INFORMATION PROVIDED:
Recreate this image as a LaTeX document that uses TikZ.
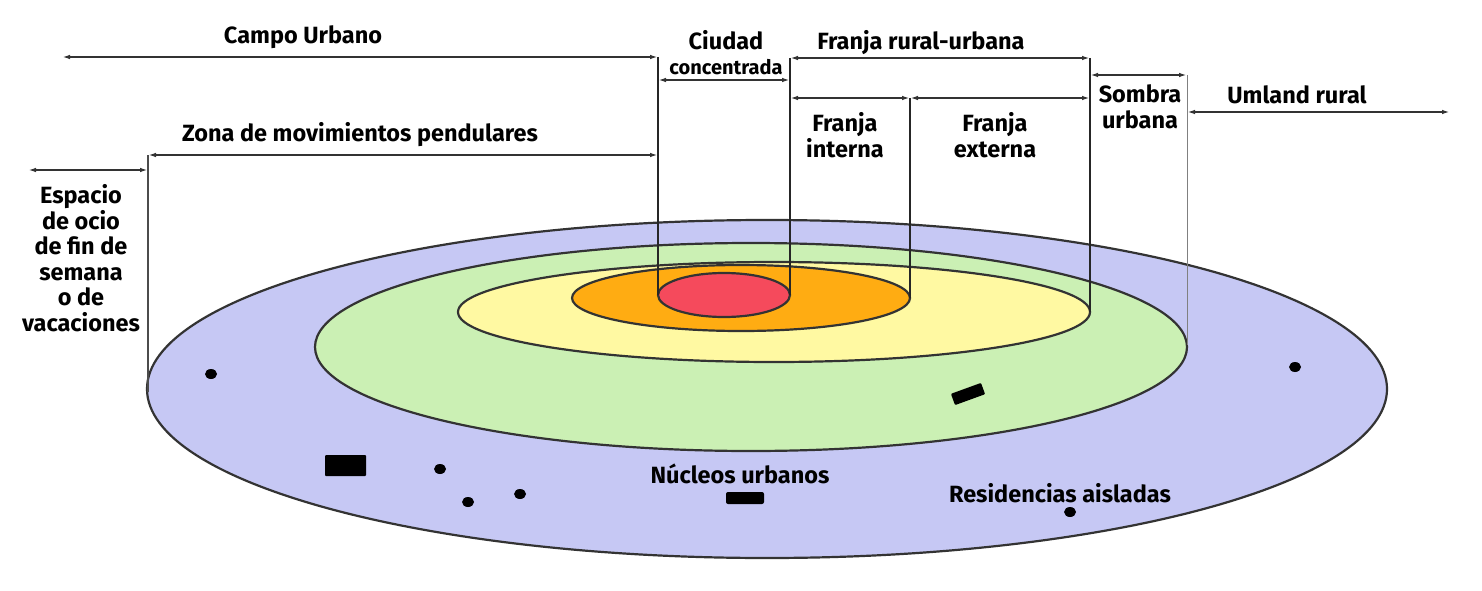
\documentclass[tikz,border=0pt]{standalone}
\usepackage{fontspec}
\setmainfont{Fira Sans}
\usepackage{xcolor}
\usetikzlibrary{arrows.meta}
\usetikzlibrary{positioning}

\definecolor{umland}{HTML}{C6C8F4}
\definecolor{sombra}{HTML}{CBF0B4}
\definecolor{franja}{HTML}{FFF9A2}
\definecolor{interna}{HTML}{FFAC12}
\definecolor{ciudad}{HTML}{F54A5C}

\begin{document}
\begin{tikzpicture}[x=1pt,y=-1pt,
  zone/.style={draw=black!80,line width=2.2pt},
  span/.style={{Latex[length=8pt,width=4.5pt]}-{Latex[length=8pt,width=4.5pt]},line width=1.6pt,black!80},
  riser/.style={line width=1.3pt,black!85},
  lbl/.style={font=\fontsize{23.5}{25.5}\selectfont\bfseries,align=center,inner sep=0pt},
  small/.style={font=\fontsize{20}{22}\selectfont\bfseries,inner sep=0pt}]
\useasboundingbox (0,0) rectangle (1482,591);

% rings
\draw[zone,fill=umland]  (767,389) ellipse [x radius=620,y radius=169];
\draw[zone,fill=sombra]  (751,347) ellipse [x radius=436,y radius=104];
\draw[zone,fill=franja]  (774,312) ellipse [x radius=316,y radius=50];
\draw[zone,fill=interna] (741,298) ellipse [x radius=169,y radius=33];
\draw[zone,fill=ciudad]  (724,295) ellipse [x radius=66,y radius=22];

% settlements
\fill (211,374) ellipse [x radius=6,y radius=5];
\fill (1295,367) ellipse [x radius=6,y radius=5];
\fill (440,469) ellipse [x radius=6,y radius=5];
\fill (468,502) ellipse [x radius=6,y radius=5];
\fill (520,494) ellipse [x radius=6,y radius=5];
\fill (1070,512) ellipse [x radius=6,y radius=5];
\fill[rounded corners=1pt] (325,455) rectangle (366,476);
\fill[rounded corners=2pt] (726,492) rectangle (764,504);
\fill[rotate around={20:(968,394)},rounded corners=1pt] (952,388) rectangle (984,400);

% anchor points
\coordinate (cu-l) at (62,57);    \coordinate (cu-r) at (658,57);
\coordinate (cc-l) at (658,80);   \coordinate (cc-r) at (790,80);
\coordinate (fr-l) at (790,58);   \coordinate (fr-r) at (1090,58);
\coordinate (fi-l) at (790,98);   \coordinate (fi-r) at (910,98);
\coordinate (fe-l) at (910,98);   \coordinate (fe-r) at (1090,98);
\coordinate (su-l) at (1090,75);  \coordinate (su-r) at (1187,75);
\coordinate (ur-l) at (1187,112); \coordinate (ur-r) at (1450,112);
\coordinate (zm-l) at (148,155);  \coordinate (zm-r) at (658,155);
\coordinate (eo-l) at (28,170);   \coordinate (eo-r) at (148,170);
\coordinate (red-l) at (658,295); \coordinate (red-r) at (790,295);
\coordinate (ora-r) at (910,298); \coordinate (yel-r) at (1090,312);
\coordinate (gre-r) at (1187,345);\coordinate (blu-l) at (148,392);

% risers
\draw[riser] (cu-r) -- (red-l);
\draw[riser] (fr-l) -- (red-r);
\draw[riser] (fi-r) -- (ora-r);
\draw[riser] (fr-r) -- (yel-r);
\draw[riser,black!50,line width=1pt] (su-r) -- (gre-r);
\draw[riser,black!70] (zm-l) -- (blu-l);

% spans
\draw[span] (cu-l) -- (cu-r);
\draw[span] (cc-l) -- (cc-r);
\draw[span] (fr-l) -- (fr-r);
\draw[span] (fi-l) -- (fi-r);
\draw[span] (fe-l) -- (fe-r);
\draw[span] (su-l) -- (su-r);
\draw[span] (ur-l) -- (ur-r);
\draw[span] (zm-l) -- (zm-r);
\draw[span] (eo-l) -- (eo-r);

% labels
\node[lbl] (campo) at (303,37) {Campo Urbano};
\node[lbl] (ciudad) at (726,40) {Ciudad};
\node[small] (conc) at (726,67) {concentrada};
\node[lbl] (rural) at (921,43) {Franja rural-urbana};
\node[lbl] (fint) at (845,135) {Franja\\interna};
\node[lbl] (fext) at (995,135) {Franja\\externa};
\node[lbl] (sombra) at (1140,107) {Sombra\\urbana};
\node[lbl] (umland) at (1297,95) {Umland rural};
\node[lbl] (zona) at (360,135) {Zona de movimientos pendulares};
\node[lbl] (ocio) at (81,258) {Espacio\\de ocio\\de fin de\\semana\\o de\\vacaciones};
\node[lbl] (nucleos) at (740,474) {Núcleos urbanos};
\node[lbl] (resid) at (1060,493) {Residencias aisladas};
\end{tikzpicture}
\end{document}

DO THIS: Print, exactly as written, the lines above from the first one to the one containing "(0,0) rectangle (1482,591);". Leave out pictures.

COMPLETED TASK:
Recreate this image as a LaTeX document that uses TikZ.
\documentclass[tikz,border=0pt]{standalone}
\usepackage{fontspec}
\setmainfont{Fira Sans}
\usepackage{xcolor}
\usetikzlibrary{arrows.meta}
\usetikzlibrary{positioning}

\definecolor{umland}{HTML}{C6C8F4}
\definecolor{sombra}{HTML}{CBF0B4}
\definecolor{franja}{HTML}{FFF9A2}
\definecolor{interna}{HTML}{FFAC12}
\definecolor{ciudad}{HTML}{F54A5C}

\begin{document}
\begin{tikzpicture}[x=1pt,y=-1pt,
  zone/.style={draw=black!80,line width=2.2pt},
  span/.style={{Latex[length=8pt,width=4.5pt]}-{Latex[length=8pt,width=4.5pt]},line width=1.6pt,black!80},
  riser/.style={line width=1.3pt,black!85},
  lbl/.style={font=\fontsize{23.5}{25.5}\selectfont\bfseries,align=center,inner sep=0pt},
  small/.style={font=\fontsize{20}{22}\selectfont\bfseries,inner sep=0pt}]
\useasboundingbox (0,0) rectangle (1482,591);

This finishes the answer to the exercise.